Available records:
◆ ◆ ◆

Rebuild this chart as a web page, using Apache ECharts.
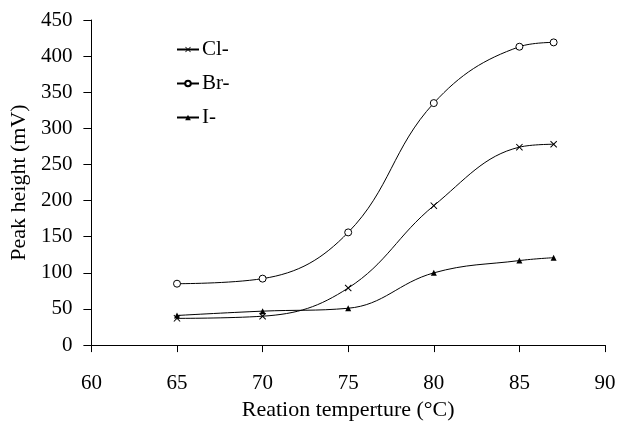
<!DOCTYPE html>
<html><head><meta charset="utf-8">
<script src="https://cdn.jsdelivr.net/npm/echarts@6/dist/echarts.min.js"></script>
<style>html,body{margin:0;padding:0;background:#fff}#c{width:619px;height:426px}</style>
</head><body><div id="c"></div>
<script>
var temps = [65, 70, 75, 80, 85, 87];
var clValues = [37, 40, 79, 193, 274, 278];
var brValues = [85, 92, 156, 335, 413, 419];
var iValues = [41, 47, 51, 100, 117, 121];
var xTicks = [60, 65, 70, 75, 80, 85, 90];
var yTicks = [0, 50, 100, 150, 200, 250, 300, 350, 400, 450];

function pairs(v){ return temps.map(function(t,i){ return [t, v[i]]; }); }
var font = '"Liberation Serif", "DejaVu Serif", serif';
var crossPath = 'path://M0,1L1,0L5,4L9,0L10,1L6,5L10,9L9,10L5,6L1,10L0,9L4,5Z';

var chart = echarts.init(document.getElementById('c'), null, {renderer:'canvas'});
chart.setOption({
  animation:false,
  backgroundColor:'#fff',
  grid:{left:90, right:14, top:20, bottom:76, containLabel:false},
  legend:{
    orient:'vertical', left:171, top:34, itemGap:13, itemWidth:22, itemHeight:7,
    textStyle:{fontFamily:font, fontSize:21, color:'#000', padding:[0,0,0,-2]},
    data:['Cl-','Br-','I-']
  },
  xAxis:{
    type:'value', min:xTicks[0], max:xTicks[xTicks.length-1], interval:5,
    name:'Reation temperture (°C)', nameLocation:'middle', nameGap:51,
    nameTextStyle:{fontFamily:font, fontSize:22, color:'#000'},
    axisLine:{lineStyle:{color:'#000', width:1}},
    axisTick:{inside:false, length:7, lineStyle:{color:'#000'}},
    axisLabel:{fontFamily:font, fontSize:21, color:'#000', margin:28},
    splitLine:{show:false}
  },
  yAxis:{
    type:'value', min:yTicks[0], max:yTicks[yTicks.length-1], interval:50,
    name:'Peak height (mV)', nameLocation:'middle', nameGap:54,
    nameTextStyle:{fontFamily:font, fontSize:22, color:'#000'},
    axisLine:{show:true, lineStyle:{color:'#000', width:1}},
    axisTick:{show:true, inside:false, length:8, lineStyle:{color:'#000'}},
    axisLabel:{fontFamily:font, fontSize:21, color:'#000', margin:19},
    splitLine:{show:false}
  },
  series:[
    {name:'Cl-', type:'line', data:pairs(clValues), smooth:0.4,
     symbol:crossPath, symbolSize:7,
     lineStyle:{color:'#000', width:1}, itemStyle:{color:'#000', borderWidth:0}},
    {name:'Br-', type:'line', data:pairs(brValues), smooth:0.4,
     symbol:'circle', symbolSize:7,
     lineStyle:{color:'#000', width:1}, itemStyle:{color:'#fff', borderColor:'#000', borderWidth:1}},
    {name:'I-', type:'line', data:pairs(iValues), smooth:0.4,
     symbol:'triangle', symbolSize:6,
     lineStyle:{color:'#000', width:1}, itemStyle:{color:'#000', borderWidth:0}}
  ]
});
</script></body></html>
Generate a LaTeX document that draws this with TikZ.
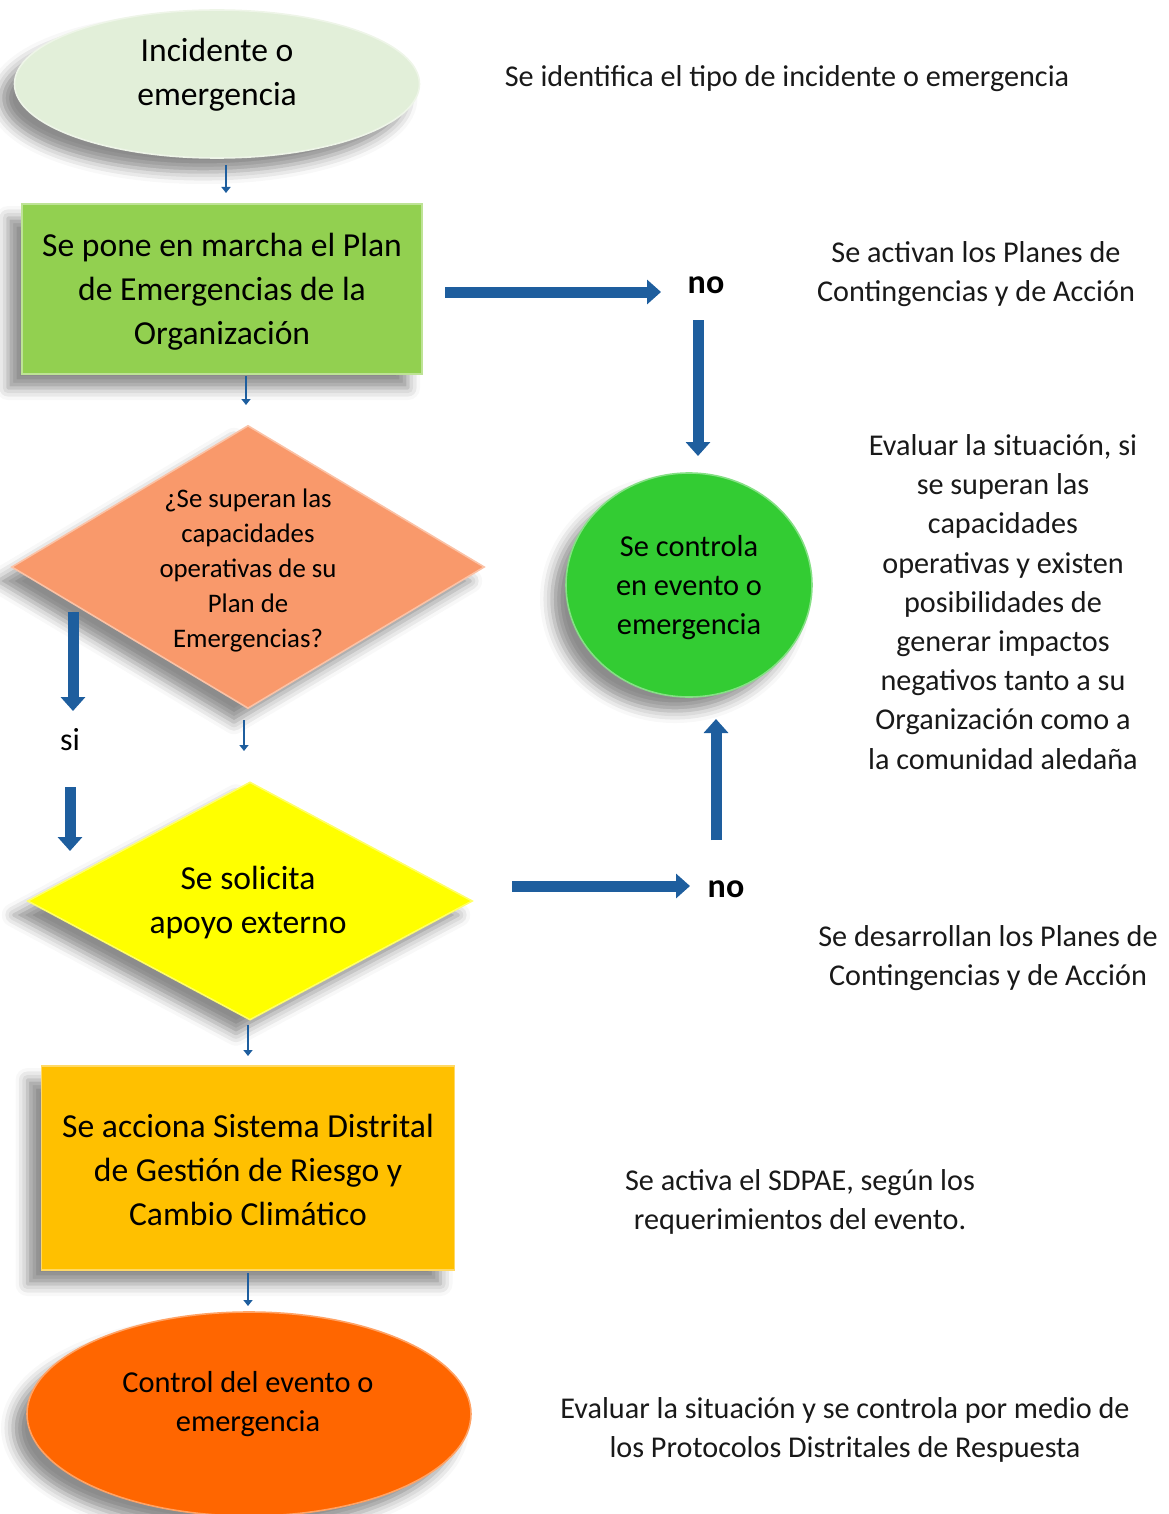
\documentclass[tikz,border=0pt]{standalone}
\usepackage{fontspec}
\setmainfont{Carlito}
\usetikzlibrary{shapes.geometric,arrows.meta,shadows.blur}
\definecolor{lgreen}{HTML}{E2EFD9}
\definecolor{mgreen}{HTML}{92D050}
\definecolor{salmon}{HTML}{F9996B}
\definecolor{yel}{HTML}{FFFF00}
\definecolor{amber}{HTML}{FFC000}
\definecolor{dorange}{HTML}{FF6600}
\definecolor{brgreen}{HTML}{33CC33}
\definecolor{arrblue}{HTML}{1E5E9E}
\begin{document}
\begin{tikzpicture}[x=0.5pt,y=-0.5pt,
  shad/.style={blur shadow={shadow xshift=-7pt,shadow yshift=-7pt,shadow blur radius=6pt,shadow opacity=45}},
  shp/.style={shad,inner sep=0pt,draw=#1!60!white,line width=0.8pt,fill=#1},
  txtbig/.style={align=center,font=\fontsize{16.8}{22}\selectfont,inner sep=0pt},
  txtmid/.style={align=center,font=\fontsize{15.2}{19.5}\selectfont,inner sep=0pt},
  txtsm/.style={align=center,font=\fontsize{13.4}{17.5}\selectfont,inner sep=0pt},
  note/.style={align=center,font=\fontsize{15.1}{19.6}\selectfont,inner sep=0pt,text=black!90},
  lbl/.style={font=\fontsize{17}{18}\selectfont\bfseries,inner sep=0pt},
  bigarr/.style={line width=5.5pt,arrblue,-{Triangle[length=7pt,width=12pt]}},
  smallarr/.style={line width=1.4pt,arrblue,-{Triangle[length=3pt,width=4.5pt]}}]
\useasboundingbox (0,0) rectangle (1168,1514);

% shapes
\node[shp=lgreen,ellipse,minimum width=202.5pt,minimum height=74pt] (e1) at (217,84) {};
\node[txtbig] (t1) at (217,75) {Incidente o\\emergencia};

\node[shp=mgreen,rectangle,minimum width=200pt,minimum height=85pt] (r1) at (222,289) {};
\node[txtbig] (t2) at (222,292) {Se pone en marcha el Plan\\de Emergencias de la\\Organización};

\node[shp=salmon,diamond,minimum width=236.5pt,minimum height=141.5pt] (d1) at (248,567) {};
\node[txtsm] (t3) at (248,570) {¿Se superan las\\capacidades\\operativas de su\\Plan de\\Emergencias?};

\node[shp=brgreen,ellipse,minimum width=123pt,minimum height=112pt] (c1) at (689,585) {};
\node[txtmid] (t4) at (689,588) {Se controla\\en evento o\\emergencia};

\node[shp=yel,diamond,minimum width=222.5pt,minimum height=119pt] (d2) at (250,901) {};
\node[txtbig] (t5) at (248,903) {Se solicita\\apoyo externo};

\node[shp=amber,rectangle,minimum width=206.5pt,minimum height=102pt] (r2) at (248,1168) {};
\node[txtbig] (t6) at (248,1170) {Se acciona Sistema Distrital\\de Gestión de Riesgo y\\Cambio Climático};

\node[shp=dorange,ellipse,minimum width=222pt,minimum height=102pt] (e2) at (249,1414) {};
\node[txtmid] (t7) at (248,1404) {Control del evento o\\emergencia};

% labels
\node[lbl] (no1) at (706,285) {no};
\node[lbl] (no2) at (726,889) {no};
\node[font=\fontsize{16}{18}\selectfont,inner sep=0pt] (si) at (70,740) {si};

% notes
\node[note] (n1) at (787,79) {Se identifica el tipo de incidente o emergencia};
\node[note] (n2) at (976,274) {Se activan los Planes de\\Contingencias y de Acción};
\node[note] (n3) at (1003,602) {Evaluar la situación, si\\se superan las\\capacidades\\operativas y existen\\posibilidades de\\generar impactos\\negativos tanto a su\\Organización como a\\la comunidad aledaña};
\node[note] (n4) at (988,958) {Se desarrollan los Planes de\\Contingencias y de Acción};
\node[note] (n5) at (800,1202) {Se activa el SDPAE, según los\\requerimientos del evento.};
\node[note] (n6) at (845,1430) {Evaluar la situación y se controla por medio de\\los Protocolos Distritales de Respuesta};

% arrow coordinates
\coordinate (a1s) at (226,165); \coordinate (a1e) at (226,193);
\coordinate (a2s) at (246,376); \coordinate (a2e) at (246,405);
\coordinate (h1s) at (445,292); \coordinate (h1e) at (661,292);
\coordinate (v1s) at (698,320); \coordinate (v1e) at (698,456);
\coordinate (s1s) at (73,612);  \coordinate (s1e) at (73,711);
\coordinate (s2s) at (70,787);  \coordinate (s2e) at (70,851);
\coordinate (a3s) at (244,720); \coordinate (a3e) at (244,751);
\coordinate (h2s) at (512,886); \coordinate (h2e) at (690,886);
\coordinate (u1s) at (716,840); \coordinate (u1e) at (716,719);
\coordinate (a4s) at (248,1025); \coordinate (a4e) at (248,1056);
\coordinate (a5s) at (248,1273); \coordinate (a5e) at (248,1306);

\draw[smallarr] (a1s) -- (a1e);
\draw[smallarr] (a2s) -- (a2e);
\draw[bigarr] (h1s) -- (h1e);
\draw[bigarr] (v1s) -- (v1e);
\draw[bigarr] (s1s) -- (s1e);
\draw[bigarr] (s2s) -- (s2e);
\draw[smallarr] (a3s) -- (a3e);
\draw[bigarr] (h2s) -- (h2e);
\draw[bigarr] (u1s) -- (u1e);
\draw[smallarr] (a4s) -- (a4e);
\draw[smallarr] (a5s) -- (a5e);
\end{tikzpicture}
\end{document}
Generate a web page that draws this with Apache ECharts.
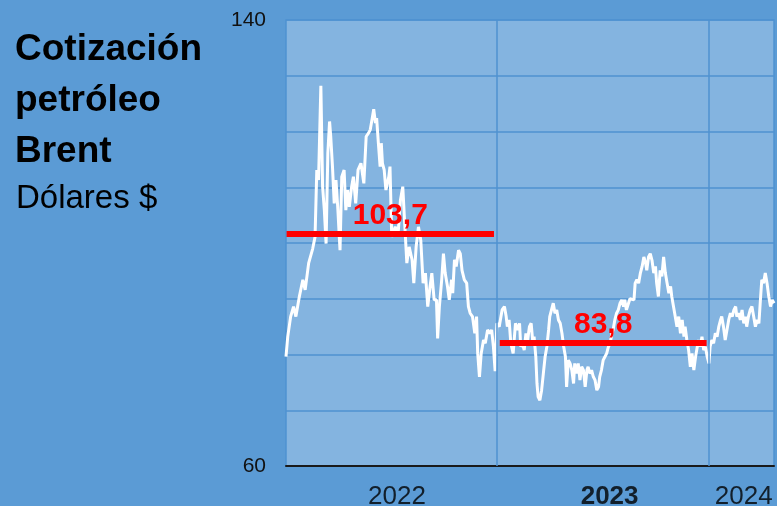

◆ ◆ ◆

Given exercise:
The lines to print start at the line containing "Generate a LaTeX" and end at the line containing "(t5) at (248,903)"; print them exactly, both ends included, and leave out every picture.

Solution to the problem:
Generate a LaTeX document that draws this with TikZ.
\documentclass[tikz,border=0pt]{standalone}
\usepackage{fontspec}
\setmainfont{Carlito}
\usetikzlibrary{shapes.geometric,arrows.meta,shadows.blur}
\definecolor{lgreen}{HTML}{E2EFD9}
\definecolor{mgreen}{HTML}{92D050}
\definecolor{salmon}{HTML}{F9996B}
\definecolor{yel}{HTML}{FFFF00}
\definecolor{amber}{HTML}{FFC000}
\definecolor{dorange}{HTML}{FF6600}
\definecolor{brgreen}{HTML}{33CC33}
\definecolor{arrblue}{HTML}{1E5E9E}
\begin{document}
\begin{tikzpicture}[x=0.5pt,y=-0.5pt,
  shad/.style={blur shadow={shadow xshift=-7pt,shadow yshift=-7pt,shadow blur radius=6pt,shadow opacity=45}},
  shp/.style={shad,inner sep=0pt,draw=#1!60!white,line width=0.8pt,fill=#1},
  txtbig/.style={align=center,font=\fontsize{16.8}{22}\selectfont,inner sep=0pt},
  txtmid/.style={align=center,font=\fontsize{15.2}{19.5}\selectfont,inner sep=0pt},
  txtsm/.style={align=center,font=\fontsize{13.4}{17.5}\selectfont,inner sep=0pt},
  note/.style={align=center,font=\fontsize{15.1}{19.6}\selectfont,inner sep=0pt,text=black!90},
  lbl/.style={font=\fontsize{17}{18}\selectfont\bfseries,inner sep=0pt},
  bigarr/.style={line width=5.5pt,arrblue,-{Triangle[length=7pt,width=12pt]}},
  smallarr/.style={line width=1.4pt,arrblue,-{Triangle[length=3pt,width=4.5pt]}}]
\useasboundingbox (0,0) rectangle (1168,1514);

% shapes
\node[shp=lgreen,ellipse,minimum width=202.5pt,minimum height=74pt] (e1) at (217,84) {};
\node[txtbig] (t1) at (217,75) {Incidente o\\emergencia};

\node[shp=mgreen,rectangle,minimum width=200pt,minimum height=85pt] (r1) at (222,289) {};
\node[txtbig] (t2) at (222,292) {Se pone en marcha el Plan\\de Emergencias de la\\Organización};

\node[shp=salmon,diamond,minimum width=236.5pt,minimum height=141.5pt] (d1) at (248,567) {};
\node[txtsm] (t3) at (248,570) {¿Se superan las\\capacidades\\operativas de su\\Plan de\\Emergencias?};

\node[shp=brgreen,ellipse,minimum width=123pt,minimum height=112pt] (c1) at (689,585) {};
\node[txtmid] (t4) at (689,588) {Se controla\\en evento o\\emergencia};

\node[shp=yel,diamond,minimum width=222.5pt,minimum height=119pt] (d2) at (250,901) {};
\node[txtbig] (t5) at (248,903) {Se solicita\\apoyo externo};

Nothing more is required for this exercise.